As with the other East End towns, walkability is essential. What would the Hamptons be without manicured hedges, crisp storefronts and open-air cafés, after all? There’s a kind of whimsical elegance in each town, an effortlessness that pervades the entire East End, and Schneiderman wants to channel it into Riverside. The inefficient traffic circle sparked the project, but now Schneiderman’s vision includes so much more: a grocery store where the dilapidated hotel is, a restaurant across the way, three-story shops lining the street, affordable housing above them. A trail through the woods leading to the Peconic, a footbridge connecting Riverside to downtown Riverhead.

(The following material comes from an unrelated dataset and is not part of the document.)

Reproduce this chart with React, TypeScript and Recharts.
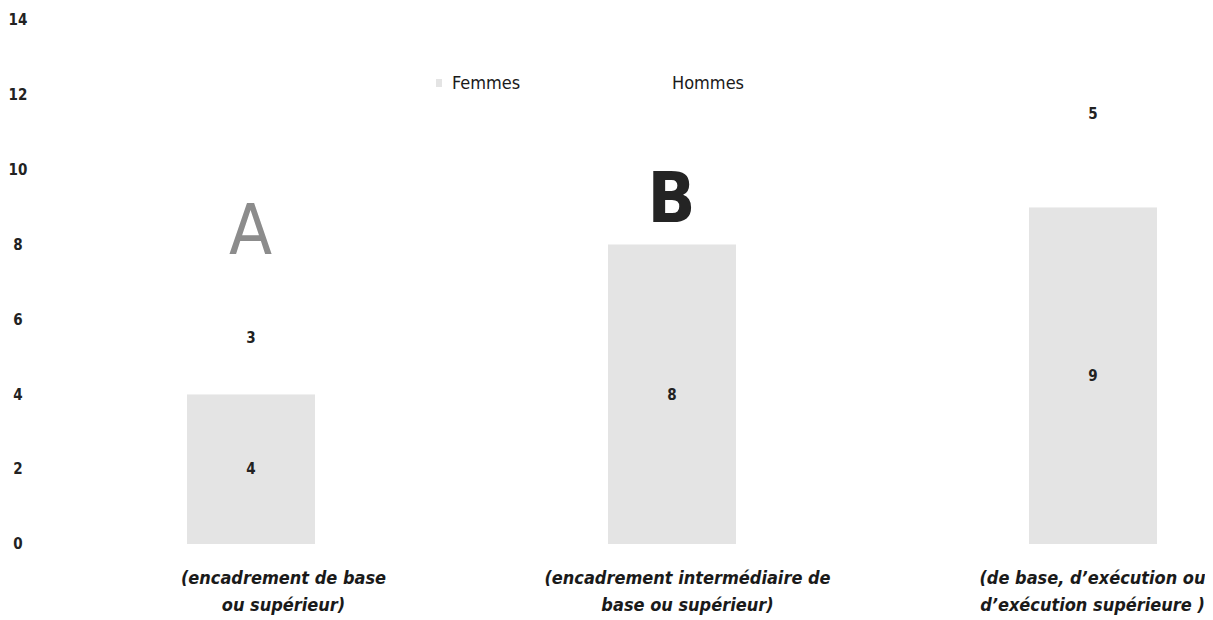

Optimistic about funding and community support, Schneiderman reasons that “It’s all readily achievable…really, what an opportunity!” He’s excited, as he should be; it’s a five-year project, and the pieces of the plan are already coming together. While we chatted about his plans for the hamlet, Schneiderman showed computer models and 3D renderings of what he envisions for the new town. In one version, the traffic circle has lost a leg: Riverleigh Avenue cuts to Lake, Riverleigh’s intersection in the circle replaced by development that continues along Flanders Road. In the other version, all five legs remain, but the shape of the roundabout is oval—“duck egg–shaped,” Schneiderman quipped. While this will give more space between each leg, traffic engineers prefer the four-legged (and more expensive and extensive) solution.

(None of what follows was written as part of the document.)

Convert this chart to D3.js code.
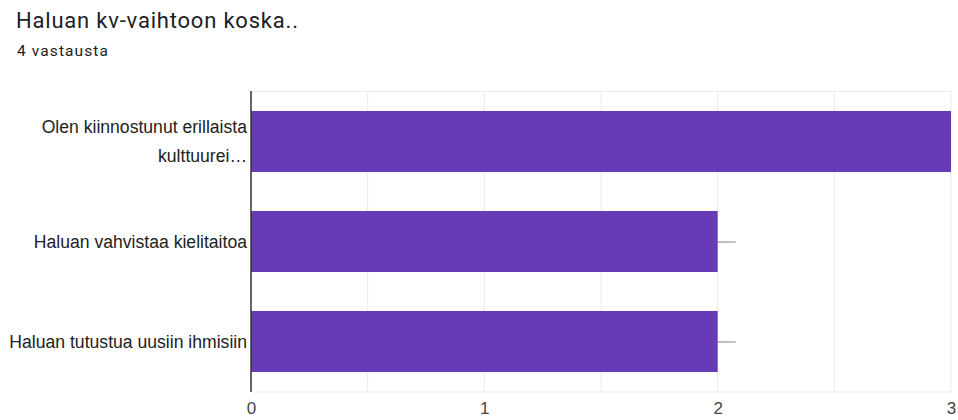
<!DOCTYPE html>
<html><head><meta charset="utf-8">
<script src="https://cdn.jsdelivr.net/npm/d3@7/dist/d3.min.js"></script>
<style>body{margin:0;background:#fff;}svg{display:block;font-family:Roboto,Arial,sans-serif;}</style>
</head><body><svg id="c" width="958" height="420"></svg>
<script>
const categories = [["Olen kiinnostunut erillaista","kulttuurei…"],["Haluan vahvistaa kielitaitoa"],["Haluan tutustua uusiin ihmisiin"]];
const values = [3, 2, 2];
const tickValues = [0, 1, 2, 3];
const gridValues = [0.5, 1, 1.5, 2, 2.5, 3];
const title = "Haluan kv-vaihtoon koska..";
const subtitle = "4 vastausta";

const svg = d3.select("#c");
const m = {left: 251, right: 951, top: 91, bottom: 392};
const x = d3.scaleLinear().domain([0, 3]).range([m.left, m.right]);
const y = d3.scaleBand().domain(d3.range(categories.length)).range([m.top, m.bottom]).paddingInner(0.39).paddingOuter(0.2);

svg.append("text").attr("x", 16).attr("y", 28).attr("font-size", 22).attr("letter-spacing", 0.8).attr("fill", "#202124").text(title);
svg.append("text").attr("x", 17).attr("y", 56).attr("font-size", 15.5).attr("letter-spacing", 1.1).attr("fill", "#202124").text(subtitle);

// grid
svg.append("g").selectAll("line").data(gridValues).join("line")
  .attr("x1", d => x(d)).attr("x2", d => x(d)).attr("y1", m.top).attr("y2", m.bottom)
  .attr("stroke", "#ebebeb").attr("stroke-width", 1);
svg.append("line").attr("x1", m.left).attr("x2", m.right).attr("y1", m.top + 0.5).attr("y2", m.top + 0.5).attr("stroke", "#ebebeb");
svg.append("line").attr("x1", m.left).attr("x2", m.right).attr("y1", m.bottom).attr("y2", m.bottom).attr("stroke", "#ebebeb");

// small whisker marks
svg.append("g").selectAll("line").data(values.filter(d => d < 3)).join("line")
  .attr("x1", d => x(d)).attr("x2", d => x(d) + 18)
  .attr("y1", (d, i) => y(i + 1) + y.bandwidth() / 2 + 0.5).attr("y2", (d, i) => y(i + 1) + y.bandwidth() / 2 + 0.5)
  .attr("stroke", "#aaaaaa").attr("stroke-width", 1.5);

// bars
svg.append("g").selectAll("rect").data(values).join("rect")
  .attr("x", x(0)).attr("y", (d, i) => y(i)).attr("width", d => x(d) - x(0)).attr("height", y.bandwidth())
  .attr("fill", "#673ab7");

// axis line
svg.append("line").attr("x1", m.left).attr("x2", m.left).attr("y1", m.top).attr("y2", m.bottom)
  .attr("stroke", "#333").attr("stroke-width", 1.5);

// x tick labels
const xAxis = svg.append("g").attr("transform", `translate(0,${m.bottom})`)
  .call(d3.axisBottom(x).tickValues(tickValues).tickFormat(d3.format("d")).tickSize(0).tickPadding(10));
xAxis.select(".domain").remove();
xAxis.selectAll("text").attr("font-size", 17).attr("fill", "#444").attr("font-family", "'Liberation Sans',Arial,sans-serif");

// category labels
const lab = svg.append("g");
categories.forEach((lines, i) => {
  const cy = y(i) + y.bandwidth() / 2;
  const lh = 29;
  const t = lab.append("text").attr("text-anchor", "end").attr("font-size", 17.6)
    .attr("font-family", "'Liberation Sans',Arial,sans-serif").attr("fill", "#222");
  lines.forEach((ln, j) => {
    t.append("tspan").attr("x", 247).attr("y", cy + 6 + (j - (lines.length - 1) / 2) * lh).text(ln);
  });
});
</script></body></html>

Like the rest of the Riverside Revival, he stressed that “a critical component is community support…We can start with community consensus,” and once we have that, public officials will act accordingly and begin changing zoning laws allowing for development.

Schneiderman’s plans to re-create the hamlet as a destination in itself rather than simply a road marker are well under way. The legislator has applied for grants to create a nature trail through the woods, and he’s already pitched his Peconic footbridge idea to fellow officials. His computer models estimate, based on population trends and some fancy equations, when a particular traffic setup will begin to fail, his roundabout structure is designed to start and continue working for decades to
come.

A new town, a revived community, a picturesque locale, a supportive public—all the raw materials for success are here, and Schneiderman is putting them to use to create a more efficient, unified East End. First step: footbridge over the Peconic. Next step, who knows…water taxis connecting the East End shores?